Police Control, a pocket-sized booklet, was put together by favelados (slum dwellers) and human rights groups, including Amnesty International, and is intended as an instruction manual on constitutional rights and how to behave at police checkpoints.
Written in plain language and chock-full of illustrations, the pamphlet makes clear just what police can and cannot do under the law.
“If a police officer calls you a preto safado [a Portuguese epithet for blacks] he’s committing racial abuse,” or “if he tells you to run without looking back, it’s abuse of power, a crime,” the pamphlet says.
And “if they threaten to beat you to make you talk, it’s torture, also a crime,” it says.

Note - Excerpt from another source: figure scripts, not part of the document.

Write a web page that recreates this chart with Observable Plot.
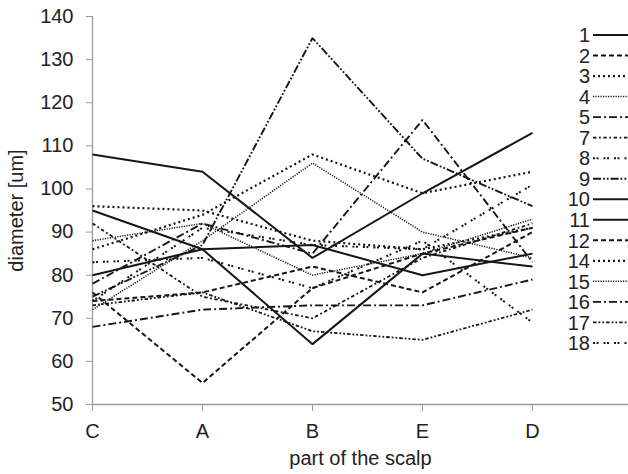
<!DOCTYPE html>
<html>
<head>
<meta charset="utf-8">
<script src="https://cdn.jsdelivr.net/npm/d3@7"></script>
<script src="https://cdn.jsdelivr.net/npm/@observablehq/plot@0.6"></script>
<style>
  html, body { margin: 0; padding: 0; background: #fff; }
  #chart { position: relative; width: 628px; height: 474px; overflow: hidden; }
  svg { font-family: "Liberation Sans", Arial, Helvetica, sans-serif; }
</style>
</head>
<body>
<div id="chart"></div>
<script>
// Categories (x axis, in plotted order)
const categories = ["C", "A", "B", "E", "D"];
const yTicks = [50, 60, 70, 80, 90, 100, 110, 120, 130, 140];

// Series values, one per category (C, A, B, E, D)
const s1  = [108, 104, 84, 99, 113];
const s2  = [76, 55, 77, 85, 91];
const s3  = [96, 95, 88, 86, 91];
const s4  = [72, 88, 106, 90, 84];
const s5  = [78, 92, 85, 116, 83];
const s7  = [92, 75, 70, 84, 92];
const s8  = [83, 84, 77, 88, 69];
const s9  = [75, 87, 135, 107, 96];
const s10 = [95, 86, 64, 85, 82];
const s11 = [80, 86, 87, 80, 85];
const s12 = [74, 76, 82, 76, 90];
const s14 = [86, 94, 108, 99, 104];
const s15 = [88, 92, 80, 85, 93];
const s16 = [68, 72, 73, 73, 79];
const s17 = [73, 76, 67, 65, 72];
const s18 = [74, 91, 87, 86, 101];

const seriesNames = ["1","2","3","4","5","7","8","9","10","11","12","14","15","16","17","18"];
const seriesValues = [s1,s2,s3,s4,s5,s7,s8,s9,s10,s11,s12,s14,s15,s16,s17,s18];

// line styles per series
const styleOf = {
  "1":  {dash: null, w: 2},
  "10": {dash: null, w: 2},
  "11": {dash: null, w: 2},
  "2":  {dash: "5,3", w: 2},
  "12": {dash: "5,3", w: 2},
  "3":  {dash: "2,3", w: 2.2},
  "14": {dash: "2,3", w: 2.2},
  "4":  {dash: "1.2,1.3", w: 1.5},
  "15": {dash: "1.2,1.3", w: 1.5},
  "5":  {dash: "8,3,2,3", w: 1.9},
  "16": {dash: "8,3,2,3", w: 1.9},
  "7":  {dash: "3.5,2.5,1.8,2.5", w: 1.8},
  "17": {dash: "3.5,2,1.8,2,1.8,2", w: 1.8},
  "9":  {dash: "8,2,1.8,2,1.8,2", w: 1.9},
  "8":  {dash: "2,1.5,2,5", w: 2},
  "18": {dash: "2,1.5,2,5", w: 2}
};

const W = 628, H = 474;
const mL = 92, mR = 0, mT = 16, mB = 70;
const step = 110;
const xMax = (W - mL - mR) / step;

const data = [];
seriesNames.forEach((name, si) => {
  seriesValues[si].forEach((v, ci) => data.push({series: name, xi: ci, value: v}));
});

const ink = "#161616";
const axisGray = "#9a9a9a";

const lineMarks = seriesNames.map(name => {
  const st = styleOf[name];
  const o = {x: "xi", y: "value", stroke: ink, strokeWidth: st.w, strokeLinejoin: "miter", strokeLinecap: "butt"};
  if (st.dash) o.strokeDasharray = st.dash;
  return Plot.line(data.filter(d => d.series === name), o);
});

const chart = Plot.plot({
  width: W, height: H,
  marginLeft: mL, marginRight: mR, marginTop: mT, marginBottom: mB,
  style: {fontFamily: '"Liberation Sans", Arial, sans-serif', fontSize: "20px", color: "#222", background: "#fff"},
  x: {domain: [0, xMax], range: [mL, W - mR]},
  y: {domain: [50, 140]},
  marks: [
    Plot.axisY({ticks: yTicks, tickSize: 6, tickPadding: 13, stroke: axisGray, fill: "#222", fontSize: 20,
      label: "diameter [um]", labelAnchor: "center", labelOffset: 84, labelArrow: "none"}),
    Plot.axisX({ticks: categories.map((c, i) => i), tickFormat: i => categories[i], tickSize: 7, tickPadding: 12,
      stroke: axisGray, fill: "#222", fontSize: 20,
      label: "part of the scalp", labelAnchor: "center", labelOffset: 60, labelArrow: "none"}),
    Plot.ruleY([50], {stroke: axisGray, strokeWidth: 1.3}),
    Plot.ruleX([0], {stroke: axisGray, strokeWidth: 1.3}),
    ...lineMarks
  ]
});

document.getElementById("chart").appendChild(chart);

// enlarge axis titles slightly
d3.select(chart).selectAll("g[aria-label='y-axis label'] text, g[aria-label='x-axis label'] text").attr("font-size", 20);

// Legend (right side)
const svg = d3.select(chart);
const lg = svg.append("g").attr("class", "legend");
const lx = 590, ly0 = 35, lstep = 20.53;
seriesNames.forEach((name, i) => {
  const st = styleOf[name];
  const y = ly0 + i * lstep;
  lg.append("text").attr("x", lx).attr("y", y).attr("dy", "0.36em")
    .attr("text-anchor", "end").attr("font-size", 20).attr("fill", "#222").text(name);
  const ln = lg.append("line").attr("x1", lx + 3).attr("x2", W + 5).attr("y1", y).attr("y2", y)
    .attr("stroke", ink).attr("stroke-width", st.w);
  if (st.dash) ln.attr("stroke-dasharray", st.dash);
});
</script>
</body>
</html>
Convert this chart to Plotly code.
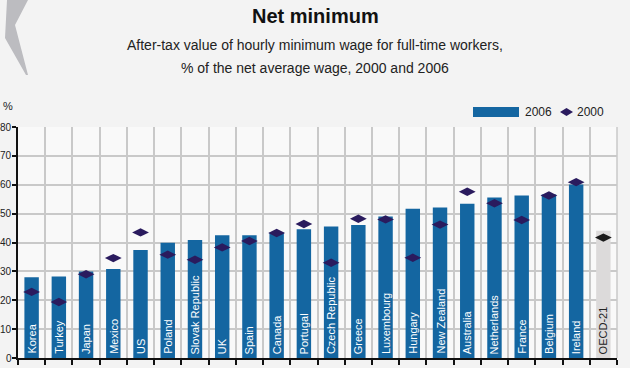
import plotly.graph_objects as go

countries = ["Korea", "Turkey", "Japan", "Mexico", "US", "Poland", "Slovak Republic", "UK",
             "Spain", "Canada", "Portugal", "Czech Republic", "Greece", "Luxembourg", "Hungary",
             "New Zealand", "Australia", "Netherlands", "France", "Belgium", "Ireland", "OECD-21"]
values_2006 = [28.0, 28.2, 30.0, 30.8, 37.4, 39.9, 40.9, 42.5, 42.5, 43.5, 44.6, 45.5, 46.1,
               49.0, 51.7, 52.1, 53.4, 55.6, 56.3, 56.6, 60.1, 44.1]
values_2000 = [22.9, 19.4, 29.0, 34.6, 43.5, 35.8, 34.0, 38.3, 40.5, 43.3, 46.4, 33.0, 48.2,
               48.0, 34.7, 46.2, 57.6, 53.6, 47.8, 56.3, 60.9, 41.7]
y_ticks = [0, 10, 20, 30, 40, 50, 60, 70, 80]
y_tick_labels = ["0", "10", "20", "30", "40", "50", "60", "70", "80"]
legend_labels = ["2006", "2000"]

FONT = "Liberation Sans, Arial, sans-serif"
BLUE = "#1466a1"
NAVY = "#2a1b5e"

bar_colors = [BLUE] * (len(countries) - 1) + ["#dcdada"]
text_colors = ["white"] * (len(countries) - 1) + ["#222222"]
dia_colors = [NAVY] * (len(countries) - 1) + ["#1a1a1a"]

W, H = 630, 368
ML, MR, MT, MB = 18, 13, 127, 10
PW, PH = W - ML - MR, H - MT - MB

def px(pix):
    return (pix - ML) / PW

def py(pix):
    return (H - MB - pix) / PH

fig = go.Figure()
fig.add_trace(go.Bar(
    x=countries, y=values_2006, name=legend_labels[0],
    marker=dict(color=bar_colors, line=dict(width=0)),
    showlegend=False,
))
fig.add_trace(go.Scatter(
    x=countries, y=values_2000, name=legend_labels[1], mode="markers",
    marker=dict(symbol="diamond-wide", size=12, color=dia_colors),
    showlegend=False,
))

for c, tc in zip(countries, text_colors):
    fig.add_annotation(x=c, y=0, xref="x", yref="y", text=c, textangle=-90, showarrow=False,
                       xanchor="center", yanchor="bottom", yshift=2,
                       font=dict(family=FONT, size=11, color=tc))

# y tick labels drawn as text next to the axis so they stay fully inside the page
for v, lab in zip(y_ticks, y_tick_labels):
    fig.add_annotation(x=px(13.5), y=v, xref="paper", yref="y", text=lab, showarrow=False,
                       xanchor="right", yanchor="middle",
                       font=dict(family=FONT, size=10, color="#222222"))

fig.update_layout(
    width=W, height=H,
    margin=dict(l=ML, r=MR, t=MT, b=MB),
    paper_bgcolor="#f3f3f3", plot_bgcolor="#f9f9f9",
    bargap=0.47,
    font=dict(family=FONT, color="#222222"),
    showlegend=False,
    xaxis=dict(type="category", range=[-0.5, len(countries) - 0.5], showticklabels=False,
               tickson="boundaries", ticks="outside",
               ticklen=5, tickwidth=2, tickcolor="#111111", showgrid=True, gridcolor="#c9c9c9",
               gridwidth=1.5, showline=True, linecolor="#111111", linewidth=2,
               automargin=False),
    yaxis=dict(range=[0, 80], tickvals=y_ticks, ticks="outside", ticklen=4, tickwidth=2,
               tickcolor="#111111", showgrid=True, gridcolor="#c9c9c9", gridwidth=1.5,
               showline=True, linecolor="#111111", linewidth=2, zeroline=False,
               showticklabels=False, automargin=False),
)

fig.add_annotation(text="<b>Net minimum</b>", x=px(315), y=py(16), xref="paper", yref="paper",
                   xanchor="center", yanchor="middle", showarrow=False,
                   font=dict(size=20, family=FONT, color="#111111"))
fig.add_annotation(text="After-tax value of hourly minimum wage for full-time workers,",
                   x=px(315), y=py(45), xref="paper", yref="paper", showarrow=False,
                   xanchor="center", yanchor="middle",
                   font=dict(size=14, family=FONT, color="#222222"))
fig.add_annotation(text="% of the net average wage, 2000 and 2006",
                   x=px(315), y=py(68), xref="paper", yref="paper", showarrow=False,
                   xanchor="center", yanchor="middle",
                   font=dict(size=14, family=FONT, color="#222222"))
fig.add_annotation(text="%", x=px(0.5), y=py(106), xref="paper", yref="paper", showarrow=False,
                   xanchor="left", yanchor="middle",
                   font=dict(size=11, family=FONT, color="#222222"))
# legend labels
fig.add_annotation(text=legend_labels[0], x=px(523), y=py(112), xref="paper", yref="paper",
                   showarrow=False, xanchor="left", yanchor="middle",
                   font=dict(size=12, family=FONT, color="#222222"))
fig.add_annotation(text=legend_labels[1], x=px(575), y=py(112), xref="paper", yref="paper",
                   showarrow=False, xanchor="left", yanchor="middle",
                   font=dict(size=12, family=FONT, color="#222222"))

fig.update_layout(shapes=[
    dict(type="line", xref="paper", yref="paper", x0=1, x1=1, y0=0, y1=1,
         line=dict(color="#c9c9c9", width=1.5)),
    dict(type="path", xref="paper", yref="paper",
         path=f"M {px(7)} {py(0)} L {px(28)} {py(0)} L {px(15)} {py(25)} L {px(28)} {py(75)} "
              f"L {px(26)} {py(75)} L {px(5)} {py(38)} Z",
         fillcolor="#bcbcc0", line=dict(width=0), layer="below"),
    # legend swatches
    dict(type="rect", xref="paper", yref="paper", x0=px(473), x1=px(519), y0=py(117), y1=py(107),
         fillcolor=BLUE, line=dict(width=0)),
    dict(type="path", xref="paper", yref="paper",
         path=f"M {px(560)} {py(112)} L {px(566.5)} {py(108)} L {px(573)} {py(112)} "
              f"L {px(566.5)} {py(116)} Z",
         fillcolor=NAVY, line=dict(width=0)),
])

fig.write_html(
    "out.html",
    config={"displayModeBar": False},
    post_script="document.body.style.margin='0';document.body.style.overflow='hidden';"
                "document.body.style.background='#f3f3f3';",
)
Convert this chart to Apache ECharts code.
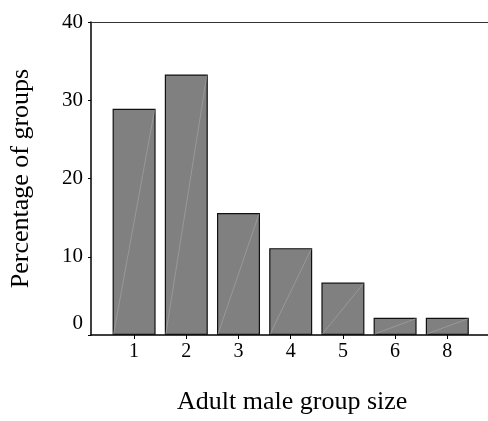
<!DOCTYPE html>
<html>
<head>
<meta charset="utf-8">
<script src="https://cdn.jsdelivr.net/npm/echarts@6/dist/echarts.min.js"></script>
<style>
html,body{margin:0;padding:0;background:#fff;}
#chart{width:488px;height:421px;}
</style>
</head>
<body>
<div id="chart"></div>
<script>
const categories = ['1', '2', '3', '4', '5', '6', '8'];
const percentages = [28.9, 33.3, 15.6, 11.1, 6.7, 2.2, 2.2];
const yTicks = [0, 10, 20, 30, 40];
const xTitle = 'Adult male group size';
const yTitle = 'Percentage of groups';

const FONT = '"Liberation Serif", "Times New Roman", serif';
const BAR_W = 43;
const chart = echarts.init(document.getElementById('chart'), null, {renderer: 'canvas'});

const option = {
  animation: false,
  backgroundColor: '#ffffff',
  grid: [
    {left: 108, right: 14.6, top: 22, bottom: 86, containLabel: false},
    {left: 90, right: 0, top: 22, bottom: 86, containLabel: false}
  ],
  xAxis: [
    {
      gridIndex: 0,
      type: 'category',
      data: categories,
      axisLine: {show: false},
      axisTick: {show: true, alignWithLabel: true, length: 4, lineStyle: {color: '#000', width: 1}},
      axisLabel: {color: '#000', fontFamily: FONT, fontSize: 20, margin: 7},
      name: xTitle,
      nameLocation: 'middle',
      nameGap: 54,
      nameTextStyle: {color: '#000', fontFamily: FONT, fontSize: 26, padding: [0, 0, 0, 3]}
    },
    {
      gridIndex: 1,
      type: 'value',
      min: 0, max: 1,
      position: 'bottom',
      axisLine: {show: true, onZero: false, lineStyle: {color: '#000', width: 1.5}},
      axisTick: {show: false},
      axisLabel: {show: false},
      splitLine: {show: false}
    },
    {
      gridIndex: 1,
      type: 'value',
      min: 0, max: 1,
      position: 'top',
      axisLine: {show: true, onZero: false, lineStyle: {color: '#333', width: 1.2}},
      axisTick: {show: false},
      axisLabel: {show: false},
      splitLine: {show: false}
    }
  ],
  yAxis: [
    {
      gridIndex: 0,
      type: 'value',
      min: yTicks[0], max: yTicks[yTicks.length - 1], interval: 10,
      show: false
    },
    {
      gridIndex: 1,
      type: 'value',
      min: yTicks[0], max: yTicks[yTicks.length - 1], interval: 10,
      axisLine: {show: true, lineStyle: {color: '#000', width: 1.5}},
      axisTick: {show: true, length: 3, lineStyle: {color: '#000', width: 1}},
      splitLine: {show: false},
      axisLabel: {
        color: '#000', fontFamily: FONT, fontSize: 21, margin: 8,
        formatter: function (v) { return v === 0 ? '{z|0}' : String(v); },
        rich: {z: {color: '#000', fontFamily: FONT, fontSize: 21, padding: [0, 0, 24, 0]}}
      },
      name: yTitle,
      nameLocation: 'middle',
      nameGap: 57,
      nameRotate: 90,
      nameTextStyle: {color: '#000', fontFamily: FONT, fontSize: 26}
    }
  ],
  series: [
    {
      type: 'bar',
      xAxisIndex: 0,
      yAxisIndex: 0,
      data: percentages,
      barWidth: BAR_W,
      itemStyle: {color: '#808080', borderColor: '#111', borderWidth: 1.2},
      z: 2
    },
    {
      type: 'custom',
      xAxisIndex: 0,
      yAxisIndex: 0,
      data: percentages.map(function (v, i) { return [i, v]; }),
      silent: true,
      z: 3,
      renderItem: function (params, api) {
        const i = api.value(0);
        const v = api.value(1);
        const p0 = api.coord([i, 0]);
        const p1 = api.coord([i, v]);
        const hw = BAR_W / 2 - 1;
        return {
          type: 'line',
          shape: {x1: p0[0] - hw, y1: p0[1] - 1, x2: p1[0] + hw, y2: p1[1] + 1},
          style: {stroke: '#a8a8a8', lineWidth: 0.6}
        };
      }
    }
  ]
};
chart.setOption(option);
</script>
</body>
</html>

“For people like us, who are poor, black and subject to police control, this booklet shields us from the ‘worms’ [slang for cops]. Because when they realize we know our rights, they change their tone,” hip-hop star Gas-Pa said at the pamphlet’s unveiling on Thursday in Santa Marta.
“We can’t kid ourselves, the military police [who patrol the favela] were created in 1809 to crush slave revolts and still today, 70.2 percent of the people they kill are African descendants,” the musician said.
Rio de Janeiro state’s Deputy Attorney General for Human Rights Leonardo de Souza Chavez contributed to the pamphlet, which he said stresses that “the downtrodden, the suburban poor understand their citizenship rights.”
“The police must approach the poor as they do any other citizen — there’s still a lot of prejudice thrown at favela dwellers,” he said.
Santa Marta is a showcase for the public security project the government launched in 2008. It is occupied full-time by a “community police” force trained in helping the local population and chasing drug traffickers and other criminals out of the area.
Even so, de Souza said, the people of Santa Marta “still don’t trust the police and there have been reports of abuse of power.”
Precisely because the police have taken over the shantytown, “it’s the right moment to release this pamphlet and prevent such abuse,” said rap-star Fiell, who also attended the unveiling.
“Things are better” in Santa Marta, “but I’ve still seen people here being insulted by police,” said Paulo Henrique, 38, who moved to the favela a year-and-a-half ago when he saw that violence had dropped.
No police were present at Thursday’s unveiling of the pamphlet, which eventually will be distributed throughout all Rio’s slums.
“The police said it would reserve its comments until it has read the pamphlet,” said leftist lawmaker Marcelo Freixo, who spearheaded a congressional investigation into police behavior in the favelas.